Çünkü bize ölümsüz bir aşkı hatırlatır…
Takvimler 2017'yi gösterdiğinde yaşadığımız olaylar hem dünya hem de ülkemiz üzerinde bir çok olumsuz etki yapmakta.Özellikle orta doğu coğrafyası yeniden şekillenirken.
Yüce önde Atatürk 1923’lü yıllarda sanki bu günleri görmüş gibi çalışmalar yapmış. Lozan da, Ankara antlaşmalarında günümüz coğrafyasının sınırlarını,Türkiye Cumhuriyetinin haklarını tek tek sıralamış. Bugün bu maddeleri kullanıyor olmamız, Irak ve Suriye de Atatürk’ün yaptığı çalışmalar üzerine odaklanmamız onun büyüklüğünü gösteriyor.
Atatürk’ün çocukluk arkadaşı ve en yakın dostlarından Asaf İlbay’ın torunu Ferda İlbay, Atatürk'le ilgili bilinmeyenleri bir mülakatta açıklamıştı.
Bazı bölümlerden alıntılar yapmak istiyorum.
"SEZAR, İSKENDER, NAPOLYON AYAĞA KALKIN BÜYÜĞÜNÜZ GELİYOR"
Tahsil için oğlu Nahit’i İsviçre’ye götürdüğünde kendi karaciğer rahatsızlığını da göstermek arzusunda olan Asaf İlbay, son bir kez Ata’yı görmek için 20 Ekim 1938 günü, Dolmabahçe Sarayı’na gider. Ancak Seryaver Celal Bey’den artık görüşmeye izin verilmediğini öğrenir. Büyük bir keder ile saraydan ayrılır ve ertesi gün yola çıkar. Oğlunu üniversiteye kaydettirir ve Paris’te tedavi olur. İtalya üzerinden dönerken Milano’da “Glararipa de Campari” gazinosunda “Atatürk, 10 Kasım 1938 günü saat dokuzda, gözlerini hayata kapamış, ebediyete kavuşmuştur” anonsu acı acı haykırılır. İlbay, derhal tren biletini alır ve İstanbul’a doğru hareket eder. İstasyonda bir Türk vatandaşı, sabah çıkan gazetelerden birisinde, bir İtalyan profesörünün Atatürk’e dair yazdığı bir yazıyı tercüme eder: “Sezar, İskender, Napolyon ayağa kalkınız, büyüğünüz geliyor.”

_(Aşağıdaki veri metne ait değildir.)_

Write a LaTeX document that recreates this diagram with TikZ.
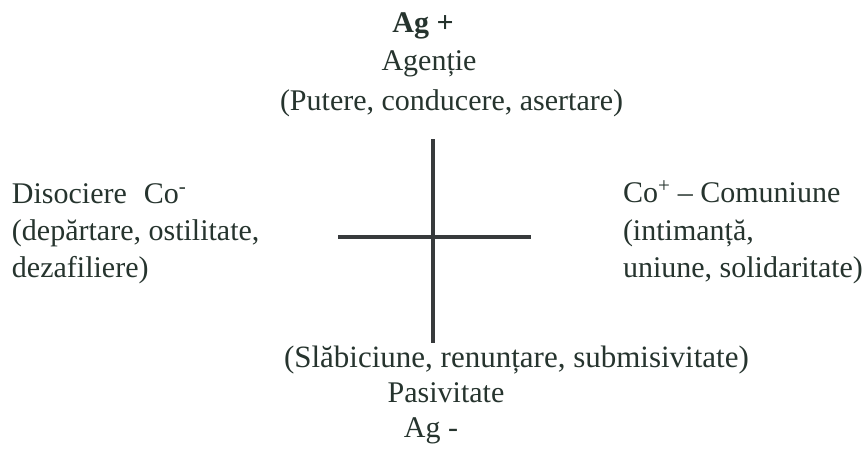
\documentclass[tikz,border=0pt]{standalone}
\usepackage{fontspec}
\setmainfont{Liberation Serif}
\usetikzlibrary{positioning}

\definecolor{inkcol}{RGB}{38,52,46}
\definecolor{axiscol}{RGB}{55,58,60}

\begin{document}
\begin{tikzpicture}[x=1pt, y=-1pt, inner sep=0pt, outer sep=0pt]
    % Styles
    \tikzstyle{label} = [text=inkcol, font=\fontsize{30}{37}\selectfont]
    \tikzstyle{axis} = [draw=axiscol, line cap=butt]

    \useasboundingbox [fill=white] (0,0) rectangle (865,466);

    % Top pole
    \node [label, anchor=base, font=\fontsize{30}{37}\selectfont\bfseries] (agplus) at (423,32) {Ag +};
    \node [label, anchor=base] (agentie) at (429,70) {Agenție};
    \node [label, anchor=base west] (putere) at (280,110) {(Putere, conducere, asertare)};

    % Left pole
    \node [label, anchor=base west] (disoc) at (12,203) {Disociere\hspace{17pt}Co\textsuperscript{-}};
    \node [label, anchor=base west] (depart) at (12,240) {(depărtare, ostilitate,};
    \node [label, anchor=base west] (dezaf) at (12,277) {dezafiliere)};

    % Right pole
    \node [label, anchor=base west] (comun) at (623,202) {Co\textsuperscript{+} – Comuniune};
    \node [label, anchor=base west] (intim) at (623,240) {(intimanță,};
    \node [label, anchor=base west] (uniune) at (623,277) {uniune, solidaritate)};

    % Bottom pole
    \node [label, anchor=base west, font=\fontsize{31}{37}\selectfont] (slab) at (284,367) {(Slăbiciune, renunțare, submisivitate)};
    \node [label, anchor=base] (pasiv) at (446,402) {Pasivitate};
    \node [label, anchor=base] (agminus) at (431,437) {Ag -};

    % Axes
    \coordinate (vtop) at (433,139);
    \coordinate (vbot) at (433,343);
    \coordinate (hleft) at (338,237);
    \coordinate (hright) at (531,237);
    \draw [axis, line width=3.5pt] (vtop) -- (vbot);
    \draw [axis, line width=4.5pt] (hleft) -- (hright);

\end{tikzpicture}
\end{document}
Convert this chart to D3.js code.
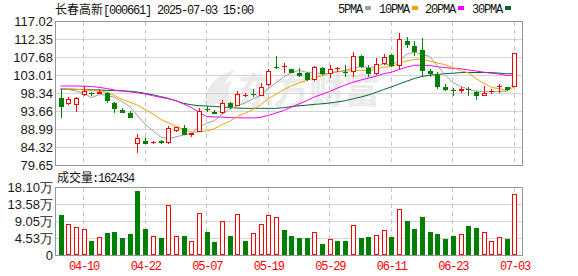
<!DOCTYPE html>
<html>
<head>
<meta charset="utf-8">
<script src="https://cdn.jsdelivr.net/npm/d3@7"></script>
<style>
body { margin: 0; background: #fff; }
svg { display: block; }
.num { font-family: "Liberation Sans", Arial, sans-serif; font-size: 13px; fill: #1a1a1a; }
.mono { font-family: "Liberation Mono", "DejaVu Sans Mono", monospace; font-size: 12px; letter-spacing: -1.2px; fill: #111; }
.cjk { font-family: "Noto Sans CJK SC", sans-serif; font-size: 12px; fill: #111; }
</style>
</head>
<body>
<svg id="chart" width="578" height="276"></svg>
<script>
'use strict'

const dates = ['04-07','04-08','04-09','04-10','04-11','04-14','04-15','04-16','04-17','04-18',
	'04-21','04-22','04-23','04-24','04-25','04-28','04-29','04-30','05-06','05-07',
	'05-08','05-09','05-12','05-13','05-14','05-15','05-16','05-19','05-20','05-21',
	'05-22','05-23','05-26','05-27','05-28','05-29','05-30','06-03','06-04','06-05',
	'06-06','06-09','06-10','06-11','06-12','06-13','06-16','06-17','06-18','06-19',
	'06-20','06-23','06-24','06-25','06-26','06-27','06-30','07-01','07-02','07-03']

const open = [96.96,95.40,95.14,97.81,98.30,98.07,98.26,95.82,93.92,93.06,
	85.02,85.88,85.30,85.80,85.28,88.47,89.17,87.51,88.29,94.20,
	93.48,93.06,95.66,94.96,97.70,98.10,97.55,100.41,105.20,105.30,
	104.48,103.60,103.45,101.63,104.82,103.26,104.60,103.80,103.86,108.00,
	104.95,103.26,105.94,108.20,105.34,111.83,110.53,109.49,104.04,103.00,
	99.97,99.00,98.77,99.45,98.52,97.55,98.70,99.85,99.97,99.97]
const high = [99.29,97.30,97.37,100.07,98.67,99.29,98.67,95.90,94.52,93.74,
	87.61,86.73,85.80,86.20,89.85,89.50,90.03,88.00,94.52,94.96,
	93.92,96.52,95.92,98.93,98.41,99.29,100.85,104.48,107.94,106.20,
	104.60,104.74,103.70,105.34,105.16,105.60,105.16,105.60,108.90,108.30,
	105.60,107.34,108.46,108.40,113.83,112.80,111.91,112.61,104.56,103.71,
	100.59,99.55,99.97,99.97,98.85,100.15,99.29,100.59,100.00,108.70]
const low = [91.92,95.30,93.48,97.55,97.63,98.00,95.66,93.22,93.20,91.90,
	82.84,85.10,85.20,85.20,85.20,88.20,87.40,86.99,88.20,93.40,
	92.80,92.80,94.10,94.90,97.37,97.37,97.50,100.15,104.48,103.60,
	103.50,102.41,101.50,101.50,103.10,102.30,103.86,102.56,102.56,104.90,
	102.50,103.10,105.60,105.00,104.48,109.93,107.94,102.80,102.41,99.37,
	98.85,97.63,98.41,97.55,96.52,97.55,98.15,98.41,98.85,99.90]
const close = [94.78,96.78,96.96,98.93,98.20,98.52,96.33,94.18,93.22,91.92,
	86.73,85.17,85.70,85.30,89.17,89.43,87.43,87.95,93.66,94.00,
	92.88,95.66,94.62,98.00,97.78,98.03,99.81,104.04,105.10,105.38,
	103.60,102.82,101.63,105.08,103.19,104.48,104.70,103.60,107.94,105.10,
	103.19,105.78,107.68,105.26,112.27,110.79,108.90,104.12,103.19,99.81,
	99.11,98.90,99.45,99.19,97.55,98.26,98.80,100.05,99.11,108.64]

const volume = [105800,81200,73300,68000,37000,46800,58200,60900,45000,55600,
	169300,68800,49500,45000,132300,51100,50300,37000,113000,61700,
	34400,91800,50300,110300,37000,57400,81200,107700,101300,66200,
	50300,45000,45000,60900,29100,41500,37000,37000,78600,45000,
	47600,52100,65400,47600,123600,90000,68800,100500,61700,55600,
	42300,50300,55600,76700,71400,60900,37000,47600,42300,162434]
// 1 = red (hollow) volume bar, 0 = green
const volUp = [0,1,1,1,0,1,0,0,0,0, 0,0,1,0,1,1,0,1,1,0,
	0,1,0,1,0,1,1,1,1,0, 0,0,0,1,0,1,0,0,1,0,
	0,1,1,0,1,0,0,0,0,0, 0,0,1,0,0,1,1,1,0,1]

// moving averages before the window is full
const ma5Head = [99.50,99.24,98.85,98.33]
const ma10Head = [99.55,99.42,99.29,99.16,98.98,98.80,98.59,97.68,96.65]
const ma20Head = [100.15,100.15,100.15,100.10,100.02,99.81,99.50,99.11,98.85,98.64,
	98.39,98.07,97.63,97.22,96.85,96.34,95.48,94.57,93.40]
const ma30Head = [99.37,99.32,99.27,99.22,99.16,99.11,99.03,98.95,98.90,98.80,
	98.59,98.26,97.87,97.42,96.96,96.31,95.66,95.27,95.04,94.96,
	94.83,94.70,94.57,94.44,94.36,94.36,94.36,94.36,94.36]

const priceTicks = [117.02,112.35,107.68,103.01,98.34,93.66,88.99,84.32,79.65]
const volTicks = [0,45300,90500,135800,181000]
const volTickLabels = ['0','4.53万','9.05万','13.58万','18.10万']
const labelIdx = [3,11,19,27,35,43,51,59]

const legend = [
	{name: '5PMA', color: '#a0a0a0', x: 338},
	{name: '10PMA', color: '#f5a300', x: 379},
	{name: '20PMA', color: '#ff00ff', x: 425},
	{name: '30PMA', color: '#006b2e', x: 472}
]

const RED = '#ff0000'
const GREEN = '#008000'
const margins = {left: 55, right: 522, top: 21, bottom: 165, vTop: 187, vBottom: 255}

const svg = d3.select('#chart')

const x = d3.scaleLinear().domain([0, dates.length - 1]).range([60.5, 514.4])
const y = d3.scaleLinear().domain([79.65, 117.02]).range([margins.bottom, margins.top])
const yVol = d3.scaleLinear().domain([0, 181000]).range([margins.vBottom, margins.vTop])

function ma(n, head) {
	return close.map((c, i) => i < n - 1 ? head[i] : d3.mean(close.slice(i - n + 1, i + 1)))
}

// watermark
const wm = svg.append('g').attr('fill', '#ebebeb')
wm.append('path')
	.attr('d', 'M204,104 C206,86 216,74 236,70 C226,78 220,88 222,104 Z M214,104 C216,92 222,84 232,80 C228,88 228,96 230,104 Z')
wm.append('text')
	.attr('x', 238).attr('y', 104)
	.attr('textLength', 142)
	.style('font-family', '"Noto Sans CJK SC", sans-serif')
	.style('font-size', '36px')
	.style('font-weight', 'bold')
	.text('东方财富')

// horizontal grid
svg.append('g')
	.attr('transform', 'translate(' + margins.left + ',0)')
	.call(d3.axisLeft(y).tickValues(priceTicks).tickSize(-(margins.right - margins.left)).tickFormat(''))
	.call(g => g.select('.domain').remove())
	.selectAll('line').attr('stroke', '#d4d4d4').attr('shape-rendering', 'crispEdges')

svg.append('g')
	.attr('transform', 'translate(' + margins.left + ',0)')
	.call(d3.axisLeft(yVol).tickValues(volTicks).tickSize(-(margins.right - margins.left)).tickFormat(''))
	.call(g => g.select('.domain').remove())
	.selectAll('line').attr('stroke', '#d4d4d4').attr('shape-rendering', 'crispEdges')

// vertical dashed grid
const vgrid = svg.append('g').attr('stroke', '#c8c8c8').attr('stroke-dasharray', '5,3')
labelIdx.forEach(i => {
	const gx = Math.floor(x(i)) + 0.5
	vgrid.append('line').attr('x1', gx).attr('x2', gx).attr('y1', margins.top).attr('y2', margins.bottom)
	vgrid.append('line').attr('x1', gx).attr('x2', gx).attr('y1', margins.vTop).attr('y2', margins.vBottom)
})

// borders
const border = svg.append('g').attr('fill', 'none').attr('stroke', '#969696').attr('shape-rendering', 'crispEdges')
border.append('rect').attr('x', margins.left + 0.5).attr('y', margins.top + 0.5)
	.attr('width', margins.right - margins.left).attr('height', margins.bottom - margins.top)
border.append('rect').attr('x', margins.left + 0.5).attr('y', margins.vTop + 0.5)
	.attr('width', margins.right - margins.left).attr('height', margins.vBottom - margins.vTop)

// y labels
svg.append('g')
	.attr('transform', 'translate(' + margins.left + ',0)')
	.call(d3.axisLeft(y).tickValues(priceTicks).tickSize(0).tickPadding(2).tickFormat(d3.format('.2f')))
	.call(g => g.select('.domain').remove())
	.selectAll('text').attr('class', 'num').attr('dy', '0.34em').attr('font-size', null).attr('font-family', null)

svg.append('g')
	.attr('transform', 'translate(' + margins.left + ',0)')
	.call(d3.axisLeft(yVol).tickValues(volTicks).tickSize(0).tickPadding(2).tickFormat((d, i) => volTickLabels[i]))
	.call(g => g.select('.domain').remove())
	.selectAll('text').attr('class', 'num').attr('dy', '0.34em').attr('font-size', null).attr('font-family', null)

// x labels
svg.append('g')
	.attr('transform', 'translate(0,270)')
	.call(d3.axisBottom(x).tickValues(labelIdx).tickSize(0).tickFormat(i => dates[i]))
	.call(g => g.select('.domain').remove())
	.selectAll('text')
	.attr('class', 'mono').attr('y', 0).attr('dy', null)
	.attr('font-size', null).attr('font-family', null)
	.style('fill', RED)

// moving averages
const line = d3.line().x((d, i) => x(i)).y(d => y(d))
const maSeries = [ma(5, ma5Head), ma(10, ma10Head), ma(20, ma20Head), ma(30, ma30Head)]
maSeries.slice().reverse().forEach((s, k) => {
	svg.append('path')
		.attr('d', line(s))
		.attr('fill', 'none')
		.attr('stroke', legend[3 - k].color)
		.attr('stroke-width', 1)
})

// candles
const candles = svg.append('g').attr('shape-rendering', 'crispEdges')
dates.forEach((d, i) => {
	const px = Math.round(x(i))
	const up = close[i] >= open[i]
	const color = up ? RED : GREEN
	const yT = Math.round(y(Math.max(open[i], close[i])))
	const yB = Math.round(y(Math.min(open[i], close[i])))
	const yH = Math.round(y(high[i]))
	const yL = Math.round(y(low[i]))
	const c = candles.append('g').attr('stroke', color)
	c.append('line').attr('x1', px + 0.5).attr('x2', px + 0.5).attr('y1', yH).attr('y2', yT)
	c.append('line').attr('x1', px + 0.5).attr('x2', px + 0.5).attr('y1', yB).attr('y2', yL)
	if (yB - yT < 2) {
		c.append('line').attr('x1', px - 2).attr('x2', px + 3).attr('y1', yT + 0.5).attr('y2', yT + 0.5)
	} else if (up) {
		c.append('rect').attr('x', px - 1.5).attr('y', yT + 0.5).attr('width', 4).attr('height', yB - yT - 1)
			.attr('fill', '#fff')
	} else {
		c.append('rect').attr('x', px - 2).attr('y', yT).attr('width', 5).attr('height', yB - yT)
			.attr('fill', color).attr('stroke', 'none')
	}
})

// volume
const vol = svg.append('g').attr('shape-rendering', 'crispEdges')
volume.forEach((v, i) => {
	const px = Math.round(x(i))
	const top = Math.round(yVol(v))
	if (volUp[i]) {
		vol.append('rect').attr('x', px - 1.5).attr('y', top + 0.5).attr('width', 4).attr('height', margins.vBottom - top - 1)
			.attr('fill', '#fff').attr('stroke', RED)
	} else {
		vol.append('rect').attr('x', px - 2).attr('y', top).attr('width', 5).attr('height', margins.vBottom - top)
			.attr('fill', GREEN)
	}
})

// title
svg.append('text').attr('class', 'cjk').attr('x', 55).attr('y', 14).text('长春高新')
svg.append('text').attr('class', 'mono').attr('x', 103).attr('y', 13.5).text('[000661] 2025-07-03 15:00')

// legend
legend.forEach(l => {
	svg.append('text').attr('class', 'mono').attr('x', l.x).attr('y', 12.5).text(l.name)
	svg.append('rect').attr('x', l.x + l.name.length * 6 + 3).attr('y', 6).attr('width', 6).attr('height', 4)
		.attr('fill', l.color)
})

// volume caption
svg.append('text').attr('class', 'cjk').attr('x', 57).attr('y', 182).text('成交量')
svg.append('text').attr('class', 'mono').attr('x', 92).attr('y', 181.5).text(':' + volume[volume.length - 1])
</script>
</body>
</html>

"DİN İŞLERİNİN MİHRABI İNSANLARIN VİCDANLARIDIR"
İlbay, din konusunda yalnızca bir kez Hz. Musa ve Hz. Muhammed hakkında Atatürk’ün görüş ve düşüncelerine şahit olmuş. Hz. Musa’nın cahiliye devrinde 10 emir ile insanlığa fazilet dersi verdiğini düşünen Atatürk, Hz. Muhammed’in ise Musa devrinin din telakkilerindeki hurafeleri kısmen atmasına muvaffak olduğunu söylemiş. Atatürk, İlbay’ın din telakkisi merakını ise şöyle yanıtlamıştır: “Din vardır ve lazımdır. Bizim dinimizin temeli sağlamdır, malzemesi iyidir. Ancak bina sakatlanmıştır. Çok yaşamış ve eskimiş olan harcın kaynaştırma kudreti azalıp çözüldükçe yeni malzeme ile takviye edilememiştir. Aksine, yabancı unsurlar katılarak zayıflatılmıştır. Bugün bu binaya dokunulamaz, tamir de edilemez. Zamanla çatlaklar derinleşecek ve sağlam olan temel üzerine yeni bir bina kurulacaktır. Bize göre din ülküsü, vicdan telakkisidir. Herkes vicdanının emrine tabi olmakta serbesttir, hürdür. Biz, din işlerini, devlet ve millet işleriyle karıştırmıyoruz. Millet ve devlet işlerinin Kâbe’si, milli hâkimiyetin tecelli ettiği Büyük Millet Meclisi’dir. Din işlerinin mihrabı ise insanların vicdanlarıdır. Biz dine saygı gösteririz. Düşünüşe, tefekküre muhalif değiliz. Kaste ve fiile dayanan taassupkâr irticalardan sakınıyoruz ve buna asla meydan vermeyeceğiz.”